- GIVEN REQUEST
Scan the records below for the line containing "Recreate this image" and the line containing "edge = '#555555'". Copy both, plus every line between, exactly.
··· LISTED RECORDS
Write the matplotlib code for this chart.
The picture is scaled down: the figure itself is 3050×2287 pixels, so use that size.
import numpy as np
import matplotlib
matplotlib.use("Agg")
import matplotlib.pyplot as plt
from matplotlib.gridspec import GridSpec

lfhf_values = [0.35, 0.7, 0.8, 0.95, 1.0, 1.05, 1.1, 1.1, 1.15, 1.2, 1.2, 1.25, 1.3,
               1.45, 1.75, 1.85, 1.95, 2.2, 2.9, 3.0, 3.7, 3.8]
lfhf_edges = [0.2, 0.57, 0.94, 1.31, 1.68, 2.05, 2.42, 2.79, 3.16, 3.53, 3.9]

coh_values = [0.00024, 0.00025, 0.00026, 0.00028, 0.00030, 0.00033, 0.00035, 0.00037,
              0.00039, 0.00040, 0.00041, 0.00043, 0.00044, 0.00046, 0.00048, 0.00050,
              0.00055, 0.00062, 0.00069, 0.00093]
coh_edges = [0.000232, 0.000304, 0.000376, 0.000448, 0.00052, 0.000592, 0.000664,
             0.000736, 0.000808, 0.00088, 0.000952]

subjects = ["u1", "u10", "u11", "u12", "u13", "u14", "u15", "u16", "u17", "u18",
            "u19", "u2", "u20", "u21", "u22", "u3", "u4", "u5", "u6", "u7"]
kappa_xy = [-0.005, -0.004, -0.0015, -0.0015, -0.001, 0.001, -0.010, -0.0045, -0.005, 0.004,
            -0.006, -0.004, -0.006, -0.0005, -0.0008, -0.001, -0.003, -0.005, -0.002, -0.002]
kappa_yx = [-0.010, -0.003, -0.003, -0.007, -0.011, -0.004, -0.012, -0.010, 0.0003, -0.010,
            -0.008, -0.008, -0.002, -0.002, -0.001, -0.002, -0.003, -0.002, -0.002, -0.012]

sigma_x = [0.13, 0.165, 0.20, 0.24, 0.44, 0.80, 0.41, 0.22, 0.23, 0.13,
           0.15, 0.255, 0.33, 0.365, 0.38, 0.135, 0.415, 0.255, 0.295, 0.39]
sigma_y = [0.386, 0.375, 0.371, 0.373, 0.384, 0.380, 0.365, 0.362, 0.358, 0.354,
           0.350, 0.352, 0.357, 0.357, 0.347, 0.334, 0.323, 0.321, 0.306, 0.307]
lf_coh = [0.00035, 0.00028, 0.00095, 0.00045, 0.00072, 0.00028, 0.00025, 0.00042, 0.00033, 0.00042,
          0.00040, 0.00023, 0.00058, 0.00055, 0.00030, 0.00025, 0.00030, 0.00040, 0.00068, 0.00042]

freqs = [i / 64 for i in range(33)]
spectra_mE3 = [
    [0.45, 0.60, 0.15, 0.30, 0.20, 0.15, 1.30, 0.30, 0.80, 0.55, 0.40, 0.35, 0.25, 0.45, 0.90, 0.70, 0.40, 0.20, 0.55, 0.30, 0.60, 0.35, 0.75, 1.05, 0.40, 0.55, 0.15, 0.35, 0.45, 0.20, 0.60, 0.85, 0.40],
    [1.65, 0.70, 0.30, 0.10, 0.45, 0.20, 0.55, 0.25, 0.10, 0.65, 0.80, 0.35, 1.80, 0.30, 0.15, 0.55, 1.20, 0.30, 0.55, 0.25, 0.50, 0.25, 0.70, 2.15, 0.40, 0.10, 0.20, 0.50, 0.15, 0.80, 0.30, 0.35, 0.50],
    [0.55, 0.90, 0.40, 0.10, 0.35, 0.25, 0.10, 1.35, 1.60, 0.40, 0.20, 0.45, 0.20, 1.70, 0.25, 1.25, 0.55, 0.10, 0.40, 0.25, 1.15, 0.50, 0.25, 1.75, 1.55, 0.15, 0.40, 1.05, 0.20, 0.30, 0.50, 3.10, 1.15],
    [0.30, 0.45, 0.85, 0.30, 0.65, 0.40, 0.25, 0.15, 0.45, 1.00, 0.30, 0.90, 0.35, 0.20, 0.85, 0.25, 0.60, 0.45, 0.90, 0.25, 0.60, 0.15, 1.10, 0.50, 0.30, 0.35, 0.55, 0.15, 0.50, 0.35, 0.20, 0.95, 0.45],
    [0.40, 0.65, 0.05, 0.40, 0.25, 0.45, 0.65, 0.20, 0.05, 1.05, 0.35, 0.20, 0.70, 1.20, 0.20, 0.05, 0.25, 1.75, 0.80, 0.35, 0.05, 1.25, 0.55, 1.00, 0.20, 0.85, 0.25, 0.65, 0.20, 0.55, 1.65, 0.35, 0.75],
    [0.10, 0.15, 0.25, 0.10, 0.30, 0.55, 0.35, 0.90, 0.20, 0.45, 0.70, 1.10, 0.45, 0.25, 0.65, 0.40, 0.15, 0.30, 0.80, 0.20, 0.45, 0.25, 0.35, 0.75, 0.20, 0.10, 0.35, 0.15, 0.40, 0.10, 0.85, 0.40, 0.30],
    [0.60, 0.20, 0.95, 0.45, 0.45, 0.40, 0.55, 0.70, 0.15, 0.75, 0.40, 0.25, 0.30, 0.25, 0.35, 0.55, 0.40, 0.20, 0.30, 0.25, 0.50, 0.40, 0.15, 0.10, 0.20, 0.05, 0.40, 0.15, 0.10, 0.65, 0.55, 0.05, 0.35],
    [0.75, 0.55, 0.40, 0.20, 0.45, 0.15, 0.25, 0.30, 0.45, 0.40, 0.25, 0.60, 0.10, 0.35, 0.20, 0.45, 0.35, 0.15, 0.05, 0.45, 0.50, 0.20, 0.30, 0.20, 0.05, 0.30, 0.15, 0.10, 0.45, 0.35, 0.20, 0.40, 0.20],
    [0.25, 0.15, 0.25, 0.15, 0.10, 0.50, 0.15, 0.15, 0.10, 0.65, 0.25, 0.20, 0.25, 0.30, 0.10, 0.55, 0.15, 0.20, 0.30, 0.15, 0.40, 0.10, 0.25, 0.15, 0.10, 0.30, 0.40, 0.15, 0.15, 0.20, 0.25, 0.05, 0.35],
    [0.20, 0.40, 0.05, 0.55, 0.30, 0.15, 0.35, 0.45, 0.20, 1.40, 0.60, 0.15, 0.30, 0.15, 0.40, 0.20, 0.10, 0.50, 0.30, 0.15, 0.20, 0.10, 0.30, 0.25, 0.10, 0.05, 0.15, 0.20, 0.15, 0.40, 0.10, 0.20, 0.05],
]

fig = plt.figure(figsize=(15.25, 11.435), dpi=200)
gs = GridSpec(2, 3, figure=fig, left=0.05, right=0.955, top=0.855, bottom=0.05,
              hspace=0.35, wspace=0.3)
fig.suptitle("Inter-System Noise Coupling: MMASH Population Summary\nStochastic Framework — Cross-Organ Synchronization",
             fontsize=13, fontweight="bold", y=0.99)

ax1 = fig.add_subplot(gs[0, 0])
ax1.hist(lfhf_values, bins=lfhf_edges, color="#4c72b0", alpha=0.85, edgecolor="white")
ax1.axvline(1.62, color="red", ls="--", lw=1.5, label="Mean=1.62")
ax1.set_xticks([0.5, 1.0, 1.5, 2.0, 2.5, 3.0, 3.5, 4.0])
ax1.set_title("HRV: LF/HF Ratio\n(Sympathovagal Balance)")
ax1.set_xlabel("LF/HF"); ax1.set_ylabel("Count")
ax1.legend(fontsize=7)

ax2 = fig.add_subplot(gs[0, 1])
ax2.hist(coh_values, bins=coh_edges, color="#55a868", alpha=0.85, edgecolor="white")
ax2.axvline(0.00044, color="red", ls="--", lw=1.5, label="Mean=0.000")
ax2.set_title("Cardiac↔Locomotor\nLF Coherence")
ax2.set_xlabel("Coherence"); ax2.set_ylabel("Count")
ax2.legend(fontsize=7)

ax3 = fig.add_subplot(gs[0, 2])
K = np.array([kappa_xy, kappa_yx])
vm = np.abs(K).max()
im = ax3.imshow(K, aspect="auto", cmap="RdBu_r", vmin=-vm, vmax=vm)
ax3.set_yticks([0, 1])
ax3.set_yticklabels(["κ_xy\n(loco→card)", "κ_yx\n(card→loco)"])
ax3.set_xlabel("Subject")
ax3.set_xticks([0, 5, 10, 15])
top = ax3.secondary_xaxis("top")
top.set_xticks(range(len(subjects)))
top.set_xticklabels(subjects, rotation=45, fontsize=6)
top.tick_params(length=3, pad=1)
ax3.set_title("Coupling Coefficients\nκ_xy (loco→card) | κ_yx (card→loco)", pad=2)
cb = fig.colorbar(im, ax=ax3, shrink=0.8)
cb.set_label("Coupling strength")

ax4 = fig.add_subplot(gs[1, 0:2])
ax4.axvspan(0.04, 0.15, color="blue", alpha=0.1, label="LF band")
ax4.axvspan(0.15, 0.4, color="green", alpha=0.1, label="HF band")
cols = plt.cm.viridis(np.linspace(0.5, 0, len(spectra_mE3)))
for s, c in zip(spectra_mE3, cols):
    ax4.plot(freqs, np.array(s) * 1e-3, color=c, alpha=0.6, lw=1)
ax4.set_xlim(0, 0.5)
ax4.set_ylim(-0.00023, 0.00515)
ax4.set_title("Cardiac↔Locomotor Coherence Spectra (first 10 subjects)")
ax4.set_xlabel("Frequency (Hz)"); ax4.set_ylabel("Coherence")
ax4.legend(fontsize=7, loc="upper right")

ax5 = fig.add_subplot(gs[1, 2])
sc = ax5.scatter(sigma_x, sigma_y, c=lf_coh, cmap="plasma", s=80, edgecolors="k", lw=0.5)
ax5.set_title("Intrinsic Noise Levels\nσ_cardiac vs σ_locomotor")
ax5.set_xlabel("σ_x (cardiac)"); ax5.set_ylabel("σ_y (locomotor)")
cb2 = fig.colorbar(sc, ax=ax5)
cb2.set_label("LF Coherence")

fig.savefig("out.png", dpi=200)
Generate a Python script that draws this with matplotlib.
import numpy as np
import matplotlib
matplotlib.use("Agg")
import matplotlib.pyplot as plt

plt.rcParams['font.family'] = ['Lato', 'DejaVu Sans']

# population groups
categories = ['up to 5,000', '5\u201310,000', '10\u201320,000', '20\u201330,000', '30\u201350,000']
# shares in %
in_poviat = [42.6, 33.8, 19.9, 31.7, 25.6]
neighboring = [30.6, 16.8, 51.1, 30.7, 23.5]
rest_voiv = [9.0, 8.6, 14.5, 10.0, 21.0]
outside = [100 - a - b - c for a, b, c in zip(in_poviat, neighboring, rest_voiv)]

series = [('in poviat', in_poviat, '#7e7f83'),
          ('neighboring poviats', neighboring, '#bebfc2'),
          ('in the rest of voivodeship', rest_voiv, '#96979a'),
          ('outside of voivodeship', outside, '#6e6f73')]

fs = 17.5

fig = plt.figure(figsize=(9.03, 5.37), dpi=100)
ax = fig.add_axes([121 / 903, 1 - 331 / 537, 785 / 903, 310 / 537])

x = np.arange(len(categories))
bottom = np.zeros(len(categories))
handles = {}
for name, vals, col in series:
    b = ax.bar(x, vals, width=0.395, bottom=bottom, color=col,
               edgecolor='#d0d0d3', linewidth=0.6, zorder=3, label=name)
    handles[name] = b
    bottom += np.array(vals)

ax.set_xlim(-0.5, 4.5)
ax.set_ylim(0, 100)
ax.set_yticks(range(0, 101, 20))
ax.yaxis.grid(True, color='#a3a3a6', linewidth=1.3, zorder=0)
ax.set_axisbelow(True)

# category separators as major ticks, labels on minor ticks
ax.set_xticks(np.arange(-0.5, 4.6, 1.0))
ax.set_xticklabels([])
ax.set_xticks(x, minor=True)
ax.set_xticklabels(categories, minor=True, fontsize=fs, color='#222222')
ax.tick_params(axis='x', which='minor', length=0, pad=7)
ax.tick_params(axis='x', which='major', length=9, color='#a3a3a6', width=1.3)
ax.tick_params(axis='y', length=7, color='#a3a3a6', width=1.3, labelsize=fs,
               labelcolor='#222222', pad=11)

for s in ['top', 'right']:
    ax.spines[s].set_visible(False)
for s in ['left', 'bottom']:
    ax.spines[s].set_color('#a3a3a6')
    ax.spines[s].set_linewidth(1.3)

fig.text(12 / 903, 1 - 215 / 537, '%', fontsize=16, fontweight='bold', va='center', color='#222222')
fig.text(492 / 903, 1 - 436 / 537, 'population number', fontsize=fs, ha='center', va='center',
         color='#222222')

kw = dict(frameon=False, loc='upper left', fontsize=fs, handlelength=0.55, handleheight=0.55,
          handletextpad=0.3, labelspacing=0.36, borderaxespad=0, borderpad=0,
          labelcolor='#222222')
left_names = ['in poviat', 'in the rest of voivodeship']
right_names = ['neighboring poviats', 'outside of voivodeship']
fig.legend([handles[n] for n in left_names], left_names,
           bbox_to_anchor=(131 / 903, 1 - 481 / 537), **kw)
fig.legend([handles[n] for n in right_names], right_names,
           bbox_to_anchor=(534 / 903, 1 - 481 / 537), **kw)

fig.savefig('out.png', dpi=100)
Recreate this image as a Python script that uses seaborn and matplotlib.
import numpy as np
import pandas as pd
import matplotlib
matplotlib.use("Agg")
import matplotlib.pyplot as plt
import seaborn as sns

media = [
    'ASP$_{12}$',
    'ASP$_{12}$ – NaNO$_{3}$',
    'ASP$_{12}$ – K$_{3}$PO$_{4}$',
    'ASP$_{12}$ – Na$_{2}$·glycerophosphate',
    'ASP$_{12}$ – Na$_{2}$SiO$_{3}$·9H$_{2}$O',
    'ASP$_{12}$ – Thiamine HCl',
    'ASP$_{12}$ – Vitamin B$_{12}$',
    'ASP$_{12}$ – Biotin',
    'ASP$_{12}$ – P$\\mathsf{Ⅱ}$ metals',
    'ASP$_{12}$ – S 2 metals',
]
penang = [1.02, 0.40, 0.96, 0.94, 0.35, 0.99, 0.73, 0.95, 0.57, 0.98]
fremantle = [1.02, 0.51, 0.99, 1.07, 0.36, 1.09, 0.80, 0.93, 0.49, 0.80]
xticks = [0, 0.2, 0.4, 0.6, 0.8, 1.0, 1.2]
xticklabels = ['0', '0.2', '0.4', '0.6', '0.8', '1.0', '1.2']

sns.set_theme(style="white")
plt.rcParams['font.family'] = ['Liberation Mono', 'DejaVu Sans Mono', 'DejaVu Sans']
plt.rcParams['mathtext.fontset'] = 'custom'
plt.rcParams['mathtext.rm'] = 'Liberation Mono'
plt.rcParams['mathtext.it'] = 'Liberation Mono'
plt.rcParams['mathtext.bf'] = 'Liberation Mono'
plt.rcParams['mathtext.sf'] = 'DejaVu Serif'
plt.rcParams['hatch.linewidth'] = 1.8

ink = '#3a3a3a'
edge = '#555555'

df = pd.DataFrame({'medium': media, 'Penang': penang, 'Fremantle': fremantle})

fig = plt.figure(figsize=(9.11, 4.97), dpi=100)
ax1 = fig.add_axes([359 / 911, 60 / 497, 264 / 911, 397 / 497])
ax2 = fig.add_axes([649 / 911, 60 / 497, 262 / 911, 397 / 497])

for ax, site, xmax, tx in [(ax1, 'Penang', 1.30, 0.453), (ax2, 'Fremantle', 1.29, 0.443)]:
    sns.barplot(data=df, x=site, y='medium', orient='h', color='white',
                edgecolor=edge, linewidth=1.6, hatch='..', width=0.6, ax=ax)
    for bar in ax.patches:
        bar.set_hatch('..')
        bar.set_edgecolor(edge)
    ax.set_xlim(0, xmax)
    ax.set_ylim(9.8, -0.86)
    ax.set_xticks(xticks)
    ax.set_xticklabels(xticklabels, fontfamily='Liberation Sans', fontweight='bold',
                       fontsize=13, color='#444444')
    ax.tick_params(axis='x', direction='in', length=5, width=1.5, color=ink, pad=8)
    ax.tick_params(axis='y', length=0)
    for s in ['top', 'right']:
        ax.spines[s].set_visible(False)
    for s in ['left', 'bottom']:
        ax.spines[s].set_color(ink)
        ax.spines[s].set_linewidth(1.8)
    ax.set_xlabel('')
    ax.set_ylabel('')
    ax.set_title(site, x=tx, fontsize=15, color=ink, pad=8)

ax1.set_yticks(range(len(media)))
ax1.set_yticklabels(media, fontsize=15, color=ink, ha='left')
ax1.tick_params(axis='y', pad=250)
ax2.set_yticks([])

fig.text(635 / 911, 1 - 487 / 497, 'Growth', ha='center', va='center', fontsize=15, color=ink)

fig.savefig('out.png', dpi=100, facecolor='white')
······
- EXERCISE OUTPUT
Recreate this image as a Python script that uses seaborn and matplotlib.
import numpy as np
import pandas as pd
import matplotlib
matplotlib.use("Agg")
import matplotlib.pyplot as plt
import seaborn as sns

media = [
    'ASP$_{12}$',
    'ASP$_{12}$ – NaNO$_{3}$',
    'ASP$_{12}$ – K$_{3}$PO$_{4}$',
    'ASP$_{12}$ – Na$_{2}$·glycerophosphate',
    'ASP$_{12}$ – Na$_{2}$SiO$_{3}$·9H$_{2}$O',
    'ASP$_{12}$ – Thiamine HCl',
    'ASP$_{12}$ – Vitamin B$_{12}$',
    'ASP$_{12}$ – Biotin',
    'ASP$_{12}$ – P$\\mathsf{Ⅱ}$ metals',
    'ASP$_{12}$ – S 2 metals',
]
penang = [1.02, 0.40, 0.96, 0.94, 0.35, 0.99, 0.73, 0.95, 0.57, 0.98]
fremantle = [1.02, 0.51, 0.99, 1.07, 0.36, 1.09, 0.80, 0.93, 0.49, 0.80]
xticks = [0, 0.2, 0.4, 0.6, 0.8, 1.0, 1.2]
xticklabels = ['0', '0.2', '0.4', '0.6', '0.8', '1.0', '1.2']

sns.set_theme(style="white")
plt.rcParams['font.family'] = ['Liberation Mono', 'DejaVu Sans Mono', 'DejaVu Sans']
plt.rcParams['mathtext.fontset'] = 'custom'
plt.rcParams['mathtext.rm'] = 'Liberation Mono'
plt.rcParams['mathtext.it'] = 'Liberation Mono'
plt.rcParams['mathtext.bf'] = 'Liberation Mono'
plt.rcParams['mathtext.sf'] = 'DejaVu Serif'
plt.rcParams['hatch.linewidth'] = 1.8

ink = '#3a3a3a'
edge = '#555555'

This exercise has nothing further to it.